The Carbonari: Uprising of 1820-1821.—The natural results of the arbitrary rule and retrogressive policy of the restored princes was deep and widespread discontent. The French Revolution, as we have said, had sown broadcast in Italy the seeds of liberty, and their growth could not be checked by the repressions of tyranny. An old secret organization, the members of which were known as the Carbonari (charcoal-burners), formed the nucleus about which gathered the elements of disaffection.

In 1820, incited by a revolution in Spain, the Carbonari raised an insurrection in Naples, and forced King Ferdinand, who was ruler of both Naples and Sicily, now united under the name of the Kingdom of the Two Sicilies, to grant his Neapolitan subjects what was known as the Spanish Constitution of 181 2. But Prince Metternich (see p. 702), who had been watching the doings of the Liberal party in Naples, interfered to mar their plans. He reasoned that Lombardy and Venetia could be kept free from the contagion of Liberalism only by the stamping out of the infection wherever else in Italy it might show itself. Hence 60,000 Austrian troops were sent to crush the revolutionists. Ferdinand was re-instated in his former absolute authority, and everything was put back on the old footing.

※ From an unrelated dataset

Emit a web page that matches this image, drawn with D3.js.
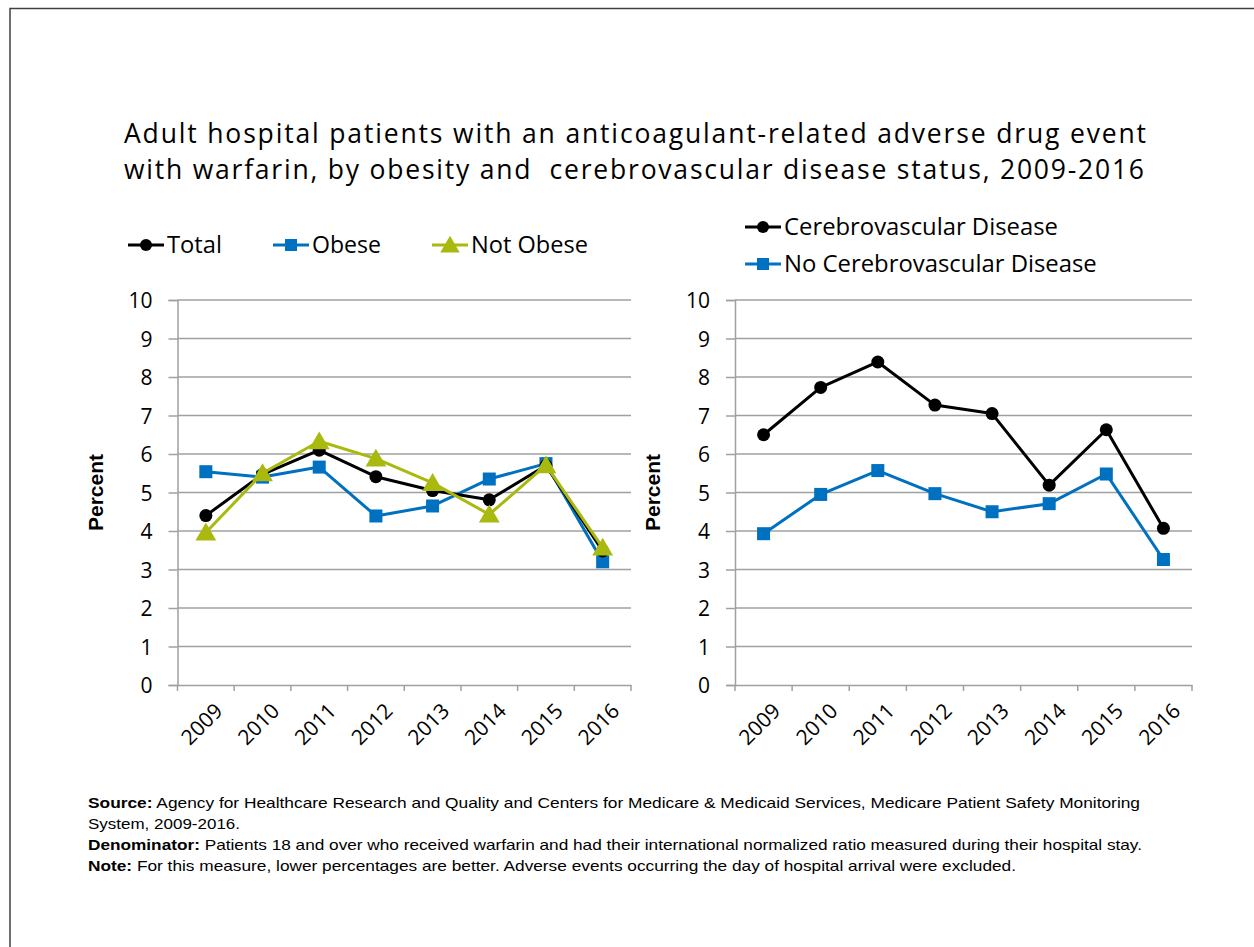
<!DOCTYPE html>
<html><head><meta charset="utf-8">
<script src="https://cdn.jsdelivr.net/npm/d3@7"></script>
<style>
body{margin:0;background:#fff;}
svg{display:block;}
</style></head>
<body>
<svg id="chart" width="1254" height="947"></svg>
<script>
const years = ["2009","2010","2011","2012","2013","2014","2015","2016"];
const yTicks = [0,1,2,3,4,5,6,7,8,9,10];
const total = [4.40, 5.47, 6.10, 5.41, 5.05, 4.81, 5.70, 3.48];
const obese = [5.54, 5.40, 5.66, 4.39, 4.65, 5.35, 5.75, 3.20];
const notObese = [3.96, 5.50, 6.33, 5.88, 5.25, 4.43, 5.71, 3.57];
const cerebro = [6.50, 7.73, 8.39, 7.27, 7.05, 5.19, 6.63, 4.07];
const noCerebro = [3.93, 4.95, 5.57, 4.97, 4.50, 4.71, 5.48, 3.26];

const titleLines = ["Adult hospital patients with an anticoagulant-related adverse drug event",
                    "with warfarin, by obesity and  cerebrovascular disease status, 2009-2016"];
const notes = [
  [["Source:", true], [" Agency for Healthcare Research and Quality and Centers for Medicare & Medicaid Services, Medicare Patient Safety Monitoring", false]],
  [["System, 2009-2016.", false]],
  [["Denominator:", true], [" Patients 18 and over who received warfarin and had their international normalized ratio measured during their hospital stay.", false]],
  [["Note:", true], [" For this measure, lower percentages are better. Adverse events occurring the day of hospital arrival were excluded.", false]]
];

const BLACK = "#000000", BLUE = "#0070C0", OLIVE = "#A9B910";
const svg = d3.select("#chart");
const FONT = "'Open Sans', Lato, 'DejaVu Sans', sans-serif";
const NOTEFONT = "'Liberation Sans', Arial, sans-serif";

function fitWidth(sel, w){
  const fs = +sel.attr("font-size");
  const len = sel.node().getComputedTextLength();
  sel.attr("font-size", fs * w / len);
}

svg.append("path").attr("d","M10,947 L10,8.5 L1254,8.5").attr("fill","none").attr("stroke","#404040").attr("stroke-width",1.5);

// title: fixed size, spread letters to match width
const titleWidths = [1022, 1020];
svg.append("g").selectAll("text").data(titleLines).join("text")
  .attr("x",124).attr("y",(d,i)=>143 + i*36)
  .attr("font-family",FONT).attr("font-size",26.5).attr("fill","#000")
  .style("white-space","pre")
  .text(d=>d)
  .each(function(d,i){
    const len = this.getComputedTextLength();
    d3.select(this).attr("letter-spacing", (titleWidths[i]-len)/(d.length-1));
  });

function symbol(g, type, color, size){
  if(type==="circle") g.append("circle").attr("r",size*0.5).attr("fill",color);
  else if(type==="square") g.append("rect").attr("x",-size/2).attr("y",-size/2).attr("width",size).attr("height",size).attr("fill",color);
  else if(type==="triangle") g.append("path").attr("d",`M0,${-size*0.62}L${size*0.65},${size*0.5}L${-size*0.65},${size*0.5}Z`).attr("fill",color);
}

function panel(x0, x1, series){
  const y = d3.scaleLinear().domain([0,10]).range([685,300]);
  const x = d3.scaleBand().domain(years).range([x0,x1]);
  const g = svg.append("g");
  g.append("g").selectAll("line").data(yTicks.slice(1)).join("line")
    .attr("x1",x0).attr("x2",x1).attr("y1",d=>y(d)).attr("y2",d=>y(d))
    .attr("stroke","#A0A0A0").attr("stroke-width",1.5);
  const ya = g.append("g").attr("transform",`translate(${x0},0)`)
    .call(d3.axisLeft(y).tickValues(yTicks).tickSize(9).tickPadding(16).tickFormat(d3.format("d")));
  ya.select(".domain").attr("stroke","#A0A0A0").attr("stroke-width",1.5);
  ya.selectAll(".tick line").attr("stroke","#A0A0A0").attr("stroke-width",1.5);
  ya.selectAll("text").attr("font-family",FONT).attr("font-size",21).attr("fill","#000").attr("dy","0.36em");
  const xa = g.append("g").attr("transform",`translate(0,${y(0)})`)
    .call(d3.axisBottom(x).tickSize(0).tickFormat(""));
  xa.select(".domain").attr("stroke","#A0A0A0").attr("stroke-width",1.5);
  const bounds = years.map(d=>x(d)).concat([x1]);
  g.append("g").selectAll("line").data(bounds).join("line")
    .attr("x1",d=>d).attr("x2",d=>d).attr("y1",y(0)).attr("y2",y(0)+6)
    .attr("stroke","#A0A0A0").attr("stroke-width",1.5);
  g.append("g").selectAll("text").data(years).join("text")
    .attr("transform",d=>`translate(${x(d)+x.bandwidth()/2+13},${y(0)+22}) rotate(-45)`)
    .attr("text-anchor","end").attr("dy","0.35em")
    .attr("font-family",FONT).attr("font-size",21).attr("fill","#000").text(d=>d);
  g.append("text").attr("transform",`translate(${x0-75},${y(5)}) rotate(-90)`)
    .attr("text-anchor","middle").attr("font-family",NOTEFONT)
    .attr("font-weight","bold").attr("font-size",21).text("Percent");
  series.forEach(s=>{
    const line = d3.line().x((d,i)=>x(years[i])+x.bandwidth()/2).y(d=>y(d));
    g.append("path").datum(s.values).attr("d",line).attr("fill","none")
      .attr("stroke",s.color).attr("stroke-width",3).attr("stroke-linejoin","round");
    s.values.forEach((v,i)=>{
      const m = g.append("g").attr("transform",`translate(${x(years[i])+x.bandwidth()/2},${y(v)})`);
      symbol(m, s.sym, s.color, s.sym==="triangle"?16:13);
    });
  });
}

panel(177.5, 631, [
  {values: obese, color: BLUE, sym:"square"},
  {values: total, color: BLACK, sym:"circle"},
  {values: notObese, color: OLIVE, sym:"triangle"}
]);
panel(735, 1192, [
  {values: cerebro, color: BLACK, sym:"circle"},
  {values: noCerebro, color: BLUE, sym:"square"}
]);

function legendItem(x, y, color, sym, label, w){
  const g = svg.append("g").attr("transform",`translate(${x},${y})`);
  g.append("line").attr("x1",0).attr("x2",36).attr("stroke",color).attr("stroke-width",3);
  const m = g.append("g").attr("transform","translate(18,0)");
  symbol(m, sym, color, sym==="triangle"?15:12);
  const t = g.append("text").attr("x",39).attr("dy","0.35em").attr("font-family",FONT)
    .attr("font-size",22).attr("fill","#000").text(label);
  fitWidth(t, w);
}
legendItem(128, 245, BLACK, "circle", "Total", 55);
legendItem(273, 245, BLUE, "square", "Obese", 69);
legendItem(432, 245, OLIVE, "triangle", "Not Obese", 117);
legendItem(745, 227, BLACK, "circle", "Cerebrovascular Disease", 274);
legendItem(745, 264, BLUE, "square", "No Cerebrovascular Disease", 313);

const noteWidths = [1052, 152, 1054, 928];
const nt = svg.append("g");
notes.forEach((line,i)=>{
  const t = nt.append("text").attr("x",88).attr("y",808 + i*21)
    .attr("font-family",NOTEFONT).attr("font-size",14.5).attr("fill","#000")
    .attr("textLength", noteWidths[i]).attr("lengthAdjust","spacingAndGlyphs");
  line.forEach(([s,b])=>{
    t.append("tspan").attr("font-weight",b?"bold":"normal").text(s);
  });
});
</script>
</body></html>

Meanwhile a similar revolution was running its course in Piedmont. King Victor Emmanuel I., rather than yield to the demands of his people for a constitutional government, gave up his crown, and was succeeded by his brother Charles Felix, who, by threatening to call to his aid the Austrian army, compelled his subjects to cease their clamor about kings ruling, not by the grace of God, but by the will of the people.